What you should do:
Only a number is expected: how many lines in the data below contain the word "seaborn".

Data lines:
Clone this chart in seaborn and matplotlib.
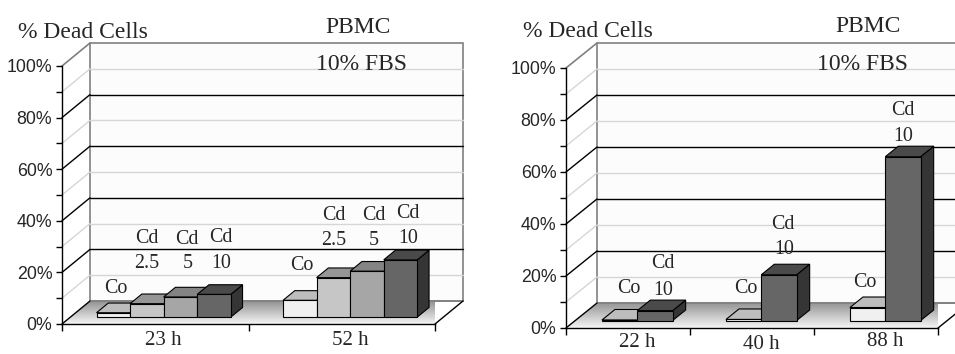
import numpy as np
import pandas as pd
import matplotlib
matplotlib.use("Agg")
import matplotlib.pyplot as plt
import seaborn as sns
from matplotlib.patches import Polygon, Rectangle
from matplotlib.colors import LinearSegmentedColormap, to_rgba

# ---------------- data ----------------
left_times = ["23 h", "52 h"]
left_series = ["Co", "Cd 2.5", "Cd 5", "Cd 10"]
left_co = [1.7, 6.5]
left_cd25 = [5.2, 15.3]
left_cd5 = [7.8, 17.8]
left_cd10 = [8.8, 22.2]

right_times = ["22 h", "40 h", "88 h"]
right_series = ["Co", "Cd 10"]
right_co = [0.2, 0.4, 5.0]
right_cd10 = [3.8, 17.6, 63.0]

y_major = [0, 20, 40, 60, 80, 100]
y_minor = [10, 30, 50, 70, 90]
y_labels = ["0%", "20%", "40%", "60%", "80%", "100%"]

title_cell = "PBMC"
title_medium = "10% FBS"
ylab = "% Dead Cells"

# ---------------- style ----------------
front_col = {"Co": "#f0f0f0", "Cd 2.5": "#c6c6c6", "Cd 5": "#a6a6a6", "Cd 10": "#666666"}
top_col = {"Co": "#bdbdbd", "Cd 2.5": "#969696", "Cd 5": "#848484", "Cd 10": "#4a4a4a"}
side_col = {"Co": "#a0a0a0", "Cd 2.5": "#8a8a8a", "Cd 5": "#6e6e6e", "Cd 10": "#353535"}

sns.set_style("white")
plt.rcParams["font.family"] = ["Liberation Sans", "DejaVu Sans"]
SERIF = ["Liberation Serif", "DejaVu Serif"]

W, H = 955, 354
fig = plt.figure(figsize=(W / 100, H / 100), dpi=100)
fig.patch.set_facecolor("white")

floor_cmap = LinearSegmentedColormap.from_list("floor", ["#f6f6f6", "#929292"])


def fpx(x, y):
    return x / W, 1 - y / H


def panel(rect, times, series, value_lists, width, dpx, bar_front=0.3, bar_depth=0.42):
    x0p, y0p, x1p, y100p = rect
    ax = fig.add_axes([x0p / W, 1 - y0p / H, (x1p - x0p) / W, (y0p - y100p) / H])
    n = len(times)
    rows = []
    for s, vals in zip(series, value_lists):
        for t, v in zip(times, vals):
            rows.append({"time": t, "series": s, "value": v})
    df = pd.DataFrame(rows)
    sns.barplot(data=df, x="time", y="value", hue="series", order=times,
                hue_order=series, palette=[front_col[s] for s in series],
                width=width, saturation=1, edgecolor="black", linewidth=0.8,
                errorbar=None, legend=False, ax=ax)
    ax.set_xlabel("")
    ax.set_ylabel("")
    xa, xb = -0.5, n - 0.5
    ddx = dpx[0] / (x1p - x0p) * n
    ddy = dpx[1] / (y0p - y100p) * 100

    bars = sorted(list(ax.patches), key=lambda p: p.get_x())
    for k, p in enumerate(bars):
        fc = p.get_facecolor()
        s = min(series, key=lambda q: sum((a - b) ** 2 for a, b in zip(to_rgba(front_col[q]), fc)))
        x, w, h = p.get_x(), p.get_width(), p.get_height()
        x = x + bar_front * ddx
        y = bar_front * ddy
        p.set_x(x)
        p.set_y(y)
        z = 3 + k * 0.01
        p.set_zorder(z + 0.005)
        p.set_clip_on(False)
        bx, by = bar_depth * ddx, bar_depth * ddy
        top = Polygon([(x, y + h), (x + w, y + h), (x + w + bx, y + h + by), (x + bx, y + h + by)],
                      closed=True, facecolor=top_col[s], edgecolor="black", lw=0.8,
                      zorder=z, clip_on=False)
        side = Polygon([(x + w, y), (x + w, y + h), (x + w + bx, y + h + by), (x + w + bx, y + by)],
                       closed=True, facecolor=side_col[s], edgecolor="black", lw=0.8,
                       zorder=z, clip_on=False)
        ax.add_patch(side)
        ax.add_patch(top)

    # left wall
    ax.add_patch(Polygon([(xa, 0), (xa, 100), (xa + ddx, 100 + ddy), (xa + ddx, ddy)],
                         closed=True, facecolor="white", edgecolor="none", zorder=0.2, clip_on=False))
    # back wall
    ax.add_patch(Rectangle((xa + ddx, ddy), xb - xa, 100, facecolor="#fcfcfc",
                           edgecolor="#808080", lw=1.2, zorder=0.2, clip_on=False))
    for v in y_minor:
        ax.plot([xa + ddx, xb + ddx], [v + ddy, v + ddy], color="#d6d6d6", lw=1, zorder=0.3, clip_on=False)
        ax.plot([xa, xa + ddx], [v, v + ddy], color="#d6d6d6", lw=1, zorder=0.3, clip_on=False)
    for v in y_major[1:-1]:
        ax.plot([xa + ddx, xb + ddx], [v + ddy, v + ddy], color="black", lw=1, zorder=0.35, clip_on=False)
        ax.plot([xa, xa + ddx], [v, v + ddy], color="black", lw=1, zorder=0.35, clip_on=False)
    ax.plot([xa, xa + ddx], [100, 100 + ddy], color="#808080", lw=1.2, zorder=0.35, clip_on=False)

    # floor with gradient
    floor = Polygon([(xa, 0), (xb, 0), (xb + ddx, ddy), (xa + ddx, ddy)], closed=True,
                    facecolor="none", edgecolor="none", zorder=0.5, clip_on=False)
    ax.add_patch(floor)
    grad = np.linspace(0, 1, 200).reshape(-1, 1)
    im = ax.imshow(grad, extent=[xa, xb + ddx, 0, ddy], origin="lower", aspect="auto",
                   cmap=floor_cmap, zorder=0.5, interpolation="bilinear")
    im.set_clip_path(floor)
    ax.plot([xa + ddx, xb + ddx], [ddy, ddy], color="#808080", lw=1.2, zorder=0.6, clip_on=False)
    ax.plot([xa, xa + ddx], [0, ddy], color="black", lw=1, zorder=0.6, clip_on=False)
    ax.plot([xb, xb + ddx], [0, ddy], color="black", lw=1, zorder=0.6, clip_on=False)

    ax.set_xlim(xa, xb)
    ax.set_ylim(0, 100)
    ax.patch.set_visible(False)
    for sp in ["top", "right"]:
        ax.spines[sp].set_visible(False)
    for sp in ["left", "bottom"]:
        ax.spines[sp].set_visible(True)
        ax.spines[sp].set_color("black")
        ax.spines[sp].set_linewidth(1)
    ax.set_yticks(y_major, y_labels)
    ax.set_yticks(y_minor, minor=True)
    ax.tick_params(axis="y", which="both", direction="out", length=4, width=1,
                   color="black", labelsize=12.8, pad=3, left=True)
    ax.set_xticks(np.arange(n + 1) - 0.5, [""] * (n + 1))
    ax.tick_params(axis="x", which="major", direction="out", length=5, width=1,
                   color="black", bottom=True)
    return ax, ddx, ddy


axL, ddxL, ddyL = panel((62, 324, 435, 66), left_times, left_series,
                        [left_co, left_cd25, left_cd5, left_cd10], 0.72, (28, 23))
axR, ddxR, ddyR = panel((566, 328, 938, 68), right_times, right_series,
                        [right_co, right_cd10], 0.57, (31, 25))


# category labels (below the axis, shifted by bar depth offset)
def cat_labels(ax, times, ddx, y0p, scale, baselines):
    for i, (t, b) in enumerate(zip(times, baselines)):
        ax.text(i + 0.3 * ddx, (y0p - b) / scale * 100, t, ha="center", va="baseline",
                family=SERIF, fontsize=15, clip_on=False)


cat_labels(axL, left_times, ddxL, 324, 258, [345, 345])
cat_labels(axR, right_times, ddxR, 328, 260, [347, 349, 346])


# titles
def ftext(x, y, s, size, ha="center"):
    fx, fy = fpx(x, y)
    fig.text(fx, fy, s, ha=ha, va="baseline", family=SERIF, fontsize=size)


ftext(18, 38, ylab, 17, ha="left")
ftext(358, 33, title_cell, 17)
ftext(361, 70, title_medium, 17)
ftext(523, 37, ylab, 17, ha="left")
ftext(868, 32, title_cell, 17)
ftext(862, 70, title_medium, 17)

# bar annotations
lab = 14.4
for x, y, s in [(116, 293, "Co"), (147, 243, "Cd"), (147, 268, "2.5"), (187, 244, "Cd"),
                (188, 268, "5"), (221, 242, "Cd"), (221, 268, "10"),
                (302, 270, "Co"), (334, 220, "Cd"), (334, 245, "2.5"), (374, 220, "Cd"),
                (374, 245, "5"), (408, 218, "Cd"), (408, 243, "10"),
                (629, 293, "Co"), (663, 268, "Cd"), (663, 295, "10"),
                (746, 293, "Co"), (783, 229, "Cd"), (784, 254, "10"),
                (865, 287, "Co"), (903, 115, "Cd"), (903, 141, "10")]:
    ftext(x, y, s, lab)

fig.savefig("out.png", dpi=100, facecolor="white")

Expected output:
2